What surprises many art lovers, is that the ukiyo-e prints gracing museum walls now, used to play an advertising role too. However, to put things into perspective, this would be like admiring witty and artsy posters today. Yes, technically they are used in ads. However, that does not diminish their artistic value. Moreover, kabuki and ukiyo-e also play a big part in today’s advertising. They appear on product designs and subway posters depicting good manners and so on. 

Chasing Tokyo Trends

Most importantly, Edo people were always quick to catch onto a trend, and today’s Tokyoites are known for starting trends that spread like wildfire. The over-the-top, uber-kawaii Harajuku might come to mind, where youths gather to wear fashion that challenges every fiber of mainstream culture.

The nature of being counter-culture means constantly moving. True artists never get comfortable in a trend. In other words, the Harajuku of 2018 is not the Harajuku of 2008, much to some people’s chagrin. However, just like cherry blossoms, many people have also come to accept how transient these cultural trends are. Fashion followers decided to embrace the change. Harajuku style left the main Takeshita Street as tourists took over. As a result, it branched out into the back alleys of Ura-Harajuku or Cat street. It continues to constantly change.

ura harajuku backstreets

That’s how trends go. They rise and fall quickly, being in constant flux. Meanwhile mainstream culture is meant to be always challenged.

A Shopping Culture Seeking Something more Complex

As the successful Mitsukoshi model shows us, the shopping experience can be elevated by incorporating art and culture activities. This was also why kabuki and ukiyo-e worked so well with the shopping trends. It’s also why areas like Ginza thrived — not only because of its shopping options, but also its cafes. These cafes served as social gathering spots for artists. Furthermore, the streets provided a place for the first mobo (modern boys) and moga (modern girls) to strut in their cosmopolitan fashion.
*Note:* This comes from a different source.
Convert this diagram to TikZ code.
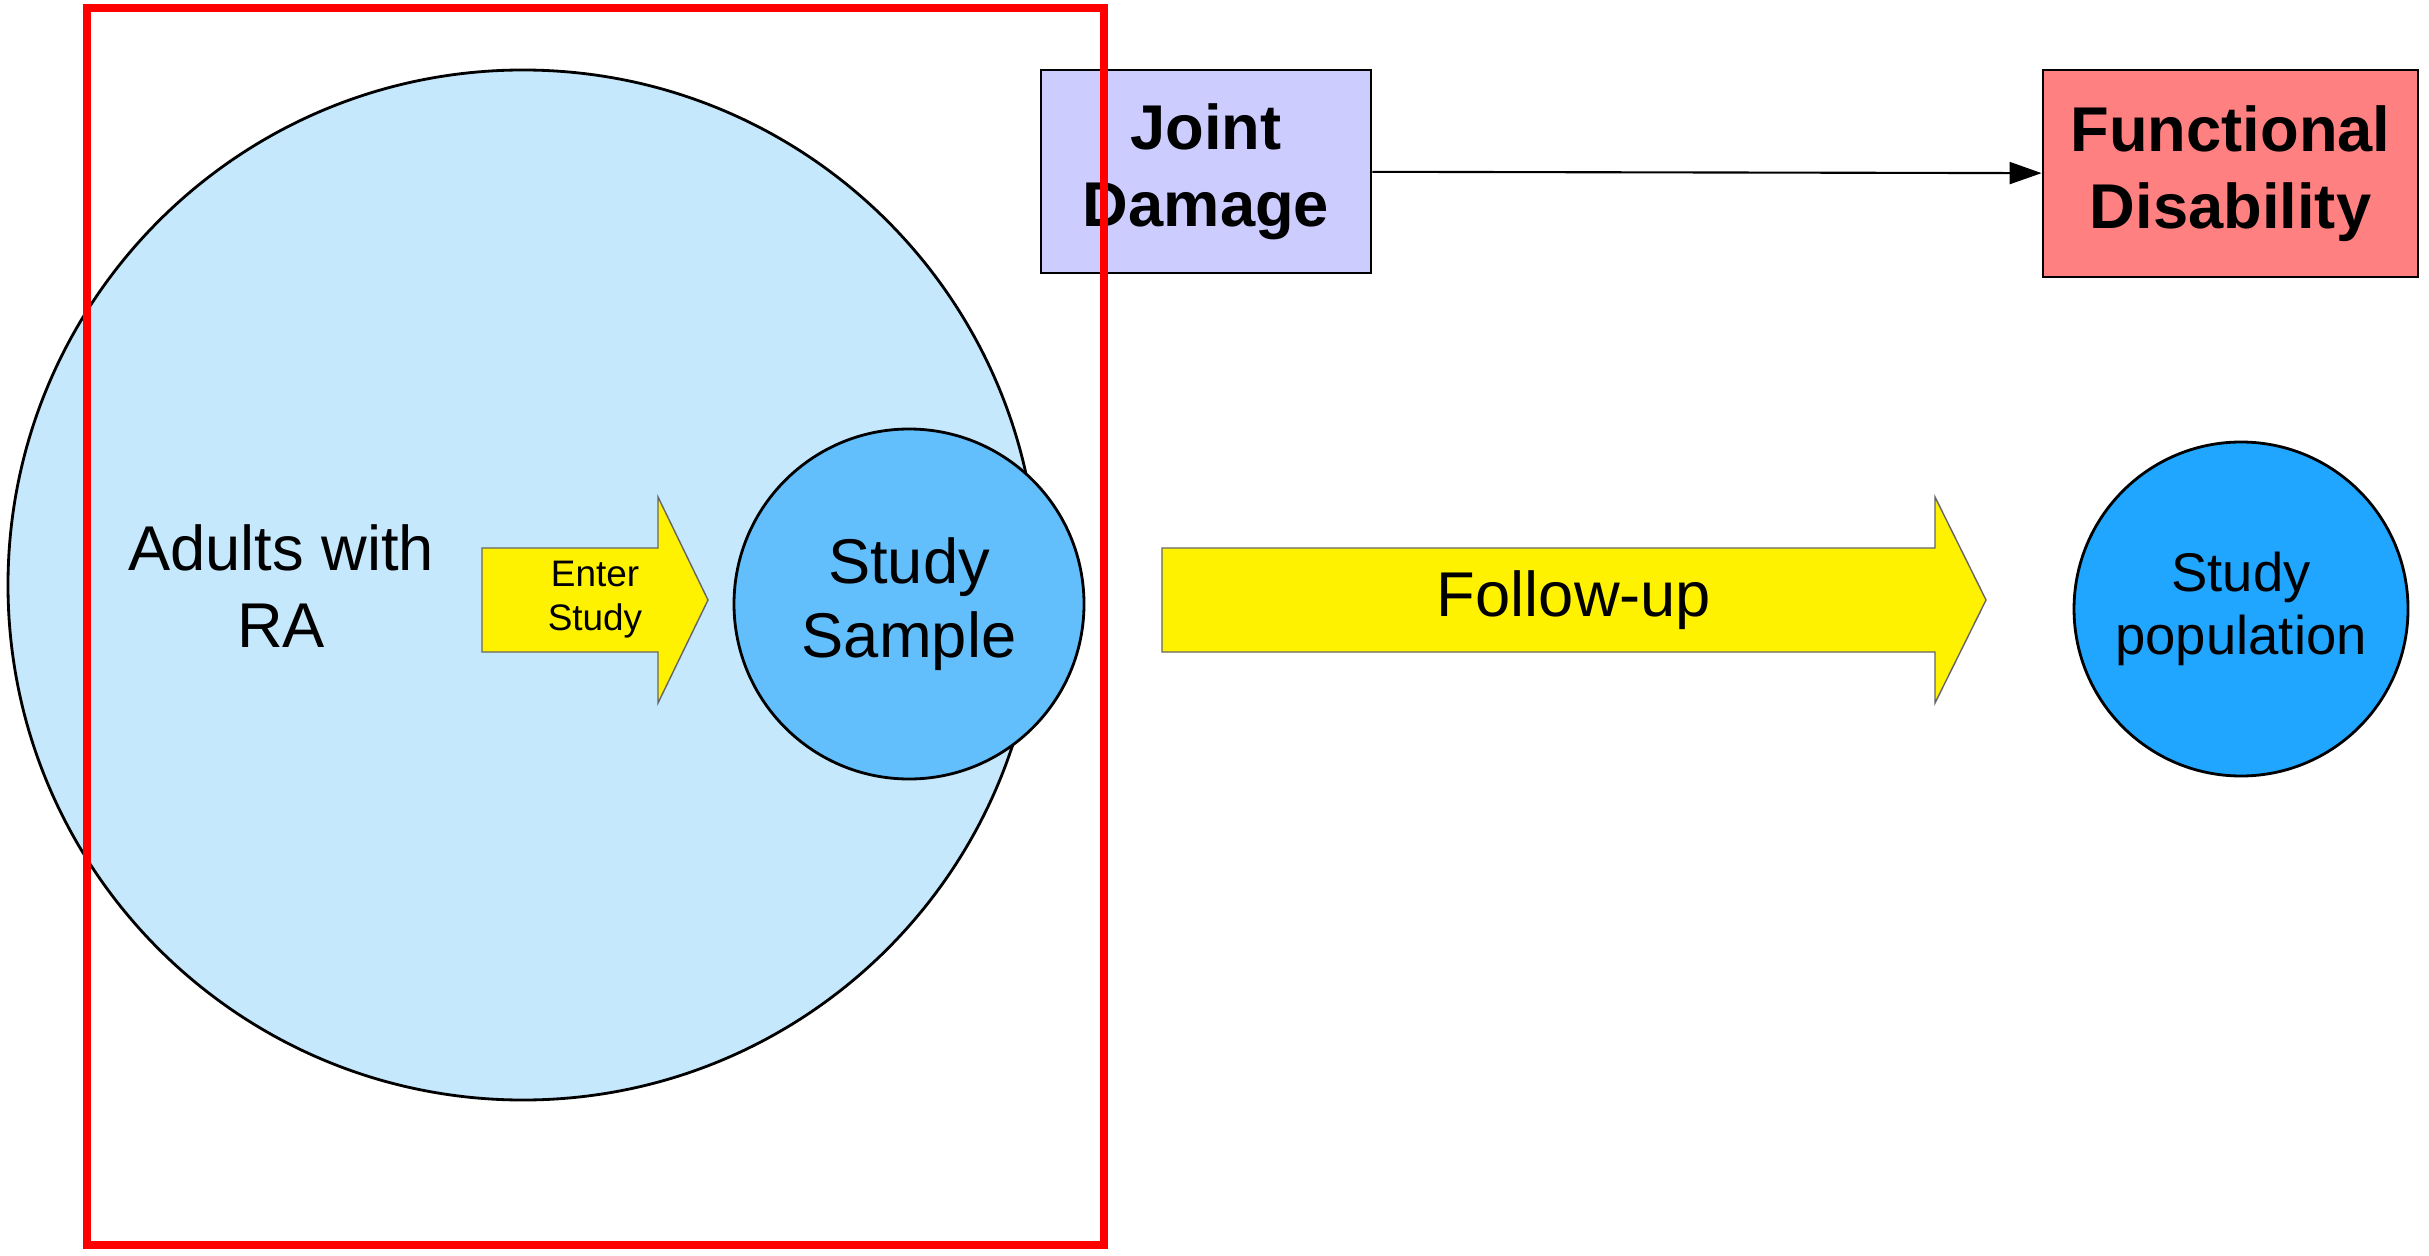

THEN & NOW:“Moga” in Ginza photo by Charles Phelps 1929 [left]; Ginza SIX [right]

Moving towards that unison of shopping and arts and culture, Tokyo has seen the opening of modern shopping complexes like Tokyo Midtown and Ginza Six. These complexes consist of gardens and streams, exhibition spaces and whole galleries and museums, cinemas, shops and cafes. At the same time, they directly link to public transport stations for a seamless connection to city life.

tokyo midtown
Tokyo Midtown

Today if you go shopping in the small neighborhoods, you’ll notice that that Tokyo’s local neighborhoods specialize in a certain kind of product. These Tokyo specialty shopping streets are often where new trends are born. Get a taste of Japanese culture while satisfying your shopping needs in Tokyo!